Identify each line below that contains the word "this", and copy it out.

BEGIN Given data

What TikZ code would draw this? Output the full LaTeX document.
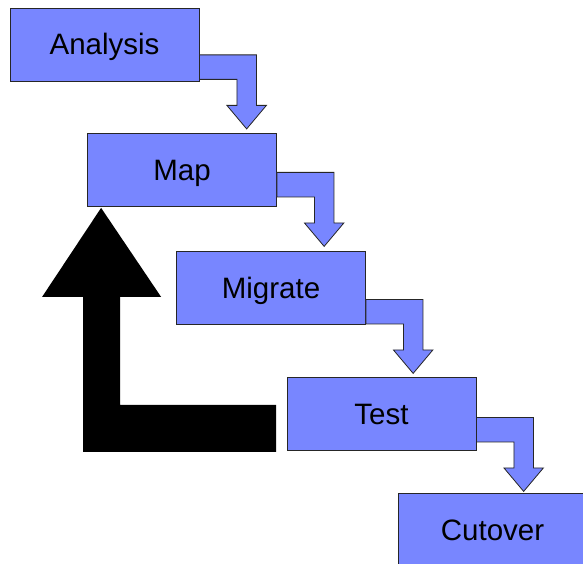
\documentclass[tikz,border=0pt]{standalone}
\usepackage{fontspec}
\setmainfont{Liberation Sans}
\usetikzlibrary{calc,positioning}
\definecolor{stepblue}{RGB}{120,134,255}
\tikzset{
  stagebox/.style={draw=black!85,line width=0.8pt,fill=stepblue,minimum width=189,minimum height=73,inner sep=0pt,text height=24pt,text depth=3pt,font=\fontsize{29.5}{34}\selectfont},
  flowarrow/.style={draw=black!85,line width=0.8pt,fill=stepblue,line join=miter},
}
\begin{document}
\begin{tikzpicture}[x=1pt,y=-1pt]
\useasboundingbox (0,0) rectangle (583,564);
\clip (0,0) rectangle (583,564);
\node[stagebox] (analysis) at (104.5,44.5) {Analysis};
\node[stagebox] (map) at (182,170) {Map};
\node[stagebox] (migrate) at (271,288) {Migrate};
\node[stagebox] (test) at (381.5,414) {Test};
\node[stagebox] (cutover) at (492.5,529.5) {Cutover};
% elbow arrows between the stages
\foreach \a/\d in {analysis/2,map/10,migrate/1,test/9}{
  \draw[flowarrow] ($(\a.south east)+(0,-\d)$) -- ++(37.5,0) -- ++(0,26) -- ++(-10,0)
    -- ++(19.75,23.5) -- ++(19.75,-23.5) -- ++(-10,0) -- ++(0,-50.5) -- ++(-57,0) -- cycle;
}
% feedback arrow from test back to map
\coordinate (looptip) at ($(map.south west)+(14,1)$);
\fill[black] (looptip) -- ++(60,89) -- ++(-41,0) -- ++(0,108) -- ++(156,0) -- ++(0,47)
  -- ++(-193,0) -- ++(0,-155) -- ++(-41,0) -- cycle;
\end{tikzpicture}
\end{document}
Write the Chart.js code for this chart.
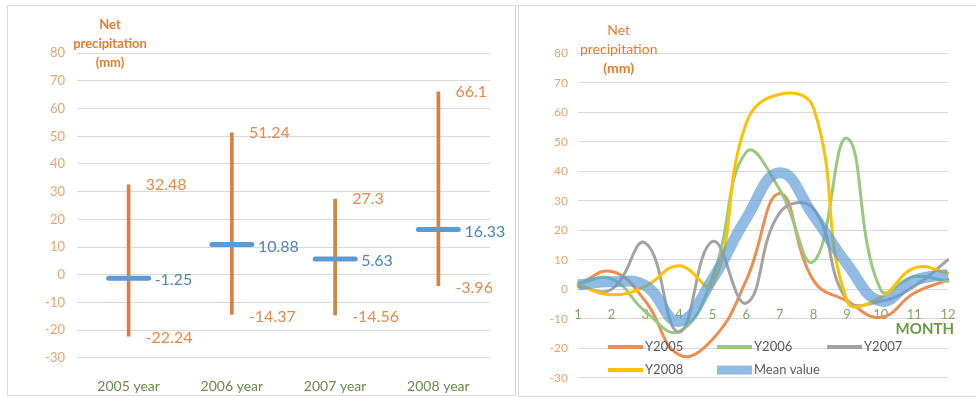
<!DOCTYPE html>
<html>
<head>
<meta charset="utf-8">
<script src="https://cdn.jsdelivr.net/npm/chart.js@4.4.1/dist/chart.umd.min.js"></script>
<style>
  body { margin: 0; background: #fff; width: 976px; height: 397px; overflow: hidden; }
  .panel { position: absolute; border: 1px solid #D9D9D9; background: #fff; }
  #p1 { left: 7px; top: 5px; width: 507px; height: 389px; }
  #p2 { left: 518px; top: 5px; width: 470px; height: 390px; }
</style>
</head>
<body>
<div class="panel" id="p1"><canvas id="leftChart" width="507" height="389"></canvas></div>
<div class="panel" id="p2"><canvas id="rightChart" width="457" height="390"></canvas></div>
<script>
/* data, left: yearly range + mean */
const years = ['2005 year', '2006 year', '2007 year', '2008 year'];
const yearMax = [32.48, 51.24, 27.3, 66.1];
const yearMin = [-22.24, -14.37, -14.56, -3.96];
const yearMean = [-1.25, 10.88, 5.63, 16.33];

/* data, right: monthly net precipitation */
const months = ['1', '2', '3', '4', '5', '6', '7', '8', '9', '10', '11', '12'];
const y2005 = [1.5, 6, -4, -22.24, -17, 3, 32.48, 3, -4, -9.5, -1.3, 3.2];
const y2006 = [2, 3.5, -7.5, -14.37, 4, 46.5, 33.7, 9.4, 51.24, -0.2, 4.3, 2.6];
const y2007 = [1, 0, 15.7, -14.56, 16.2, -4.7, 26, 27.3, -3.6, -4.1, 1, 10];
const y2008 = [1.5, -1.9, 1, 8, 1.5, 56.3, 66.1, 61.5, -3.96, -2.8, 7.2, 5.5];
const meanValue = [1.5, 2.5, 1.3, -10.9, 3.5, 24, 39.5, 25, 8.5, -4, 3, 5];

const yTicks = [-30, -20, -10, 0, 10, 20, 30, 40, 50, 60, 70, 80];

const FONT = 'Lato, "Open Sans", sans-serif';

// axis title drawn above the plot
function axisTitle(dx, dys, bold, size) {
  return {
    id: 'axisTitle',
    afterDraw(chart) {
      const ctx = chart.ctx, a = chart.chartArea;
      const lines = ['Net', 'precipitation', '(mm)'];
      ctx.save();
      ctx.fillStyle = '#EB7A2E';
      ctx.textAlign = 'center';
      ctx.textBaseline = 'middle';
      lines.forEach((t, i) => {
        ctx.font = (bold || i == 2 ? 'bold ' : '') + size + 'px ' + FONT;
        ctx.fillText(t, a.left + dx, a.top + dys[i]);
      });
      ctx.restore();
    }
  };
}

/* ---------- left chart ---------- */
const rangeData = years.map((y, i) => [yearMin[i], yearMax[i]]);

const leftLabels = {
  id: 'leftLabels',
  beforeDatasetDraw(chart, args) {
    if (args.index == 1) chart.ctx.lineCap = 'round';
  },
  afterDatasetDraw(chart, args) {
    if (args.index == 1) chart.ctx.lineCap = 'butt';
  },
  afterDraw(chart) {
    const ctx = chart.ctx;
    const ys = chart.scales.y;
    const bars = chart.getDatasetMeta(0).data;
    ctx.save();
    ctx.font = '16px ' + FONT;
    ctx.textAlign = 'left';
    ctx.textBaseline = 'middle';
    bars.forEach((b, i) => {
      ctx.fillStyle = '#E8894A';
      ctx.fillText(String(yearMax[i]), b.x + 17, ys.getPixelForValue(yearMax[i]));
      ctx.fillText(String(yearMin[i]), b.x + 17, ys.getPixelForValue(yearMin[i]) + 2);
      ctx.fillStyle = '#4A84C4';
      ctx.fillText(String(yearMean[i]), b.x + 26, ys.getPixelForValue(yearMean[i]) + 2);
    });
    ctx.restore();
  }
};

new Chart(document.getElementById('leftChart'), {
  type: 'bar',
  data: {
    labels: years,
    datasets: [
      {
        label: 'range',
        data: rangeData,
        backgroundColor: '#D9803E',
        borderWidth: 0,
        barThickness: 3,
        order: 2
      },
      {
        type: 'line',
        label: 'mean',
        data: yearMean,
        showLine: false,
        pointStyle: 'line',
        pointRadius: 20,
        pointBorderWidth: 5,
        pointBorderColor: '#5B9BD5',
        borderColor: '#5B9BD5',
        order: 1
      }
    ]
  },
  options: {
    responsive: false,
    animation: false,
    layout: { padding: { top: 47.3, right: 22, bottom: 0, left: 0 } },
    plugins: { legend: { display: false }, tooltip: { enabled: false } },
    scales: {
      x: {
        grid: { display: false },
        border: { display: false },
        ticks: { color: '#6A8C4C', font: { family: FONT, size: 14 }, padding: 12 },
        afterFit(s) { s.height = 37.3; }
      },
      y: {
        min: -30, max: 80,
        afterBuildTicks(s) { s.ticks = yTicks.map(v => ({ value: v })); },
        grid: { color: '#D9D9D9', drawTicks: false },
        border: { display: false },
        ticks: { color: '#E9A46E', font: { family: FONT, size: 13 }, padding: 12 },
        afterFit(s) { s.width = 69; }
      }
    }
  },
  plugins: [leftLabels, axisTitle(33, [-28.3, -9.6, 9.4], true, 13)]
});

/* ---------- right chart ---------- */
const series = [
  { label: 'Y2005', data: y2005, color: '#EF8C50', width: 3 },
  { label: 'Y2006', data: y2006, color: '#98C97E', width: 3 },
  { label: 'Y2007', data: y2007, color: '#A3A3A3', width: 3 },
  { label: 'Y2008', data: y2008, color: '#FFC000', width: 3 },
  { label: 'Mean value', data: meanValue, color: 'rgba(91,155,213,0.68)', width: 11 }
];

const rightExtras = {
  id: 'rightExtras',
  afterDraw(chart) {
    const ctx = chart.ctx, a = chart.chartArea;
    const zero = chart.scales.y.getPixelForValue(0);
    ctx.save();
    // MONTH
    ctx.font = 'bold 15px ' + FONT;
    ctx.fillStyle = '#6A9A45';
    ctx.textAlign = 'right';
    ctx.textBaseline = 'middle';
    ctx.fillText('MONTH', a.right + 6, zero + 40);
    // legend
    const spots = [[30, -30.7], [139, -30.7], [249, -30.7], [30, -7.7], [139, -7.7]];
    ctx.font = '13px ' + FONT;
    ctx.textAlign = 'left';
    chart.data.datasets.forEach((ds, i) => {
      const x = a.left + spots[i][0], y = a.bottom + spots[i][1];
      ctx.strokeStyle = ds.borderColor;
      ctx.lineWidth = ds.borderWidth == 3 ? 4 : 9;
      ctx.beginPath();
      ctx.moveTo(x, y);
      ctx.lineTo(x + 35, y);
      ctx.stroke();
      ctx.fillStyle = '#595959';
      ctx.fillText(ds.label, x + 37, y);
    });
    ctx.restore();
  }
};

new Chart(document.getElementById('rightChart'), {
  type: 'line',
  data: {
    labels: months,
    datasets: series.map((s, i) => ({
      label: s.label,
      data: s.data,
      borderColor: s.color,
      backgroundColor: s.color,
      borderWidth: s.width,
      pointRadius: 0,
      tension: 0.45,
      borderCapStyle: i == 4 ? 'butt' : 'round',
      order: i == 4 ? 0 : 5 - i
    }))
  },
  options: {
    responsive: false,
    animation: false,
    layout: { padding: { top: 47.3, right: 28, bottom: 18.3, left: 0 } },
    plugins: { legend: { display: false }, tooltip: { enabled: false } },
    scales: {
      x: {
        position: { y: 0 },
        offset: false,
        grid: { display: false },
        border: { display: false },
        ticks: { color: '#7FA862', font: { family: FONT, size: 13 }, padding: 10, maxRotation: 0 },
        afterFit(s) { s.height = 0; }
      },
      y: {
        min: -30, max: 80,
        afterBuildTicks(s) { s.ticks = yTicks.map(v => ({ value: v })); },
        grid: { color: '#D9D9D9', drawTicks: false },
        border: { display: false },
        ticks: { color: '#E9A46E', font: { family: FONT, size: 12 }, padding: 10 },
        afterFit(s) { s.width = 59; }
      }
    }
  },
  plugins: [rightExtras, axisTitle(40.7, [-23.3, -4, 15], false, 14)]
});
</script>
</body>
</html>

END Given data

* **The result**:
What TikZ code would draw this? Output the full LaTeX document.
Write the Chart.js code for this chart.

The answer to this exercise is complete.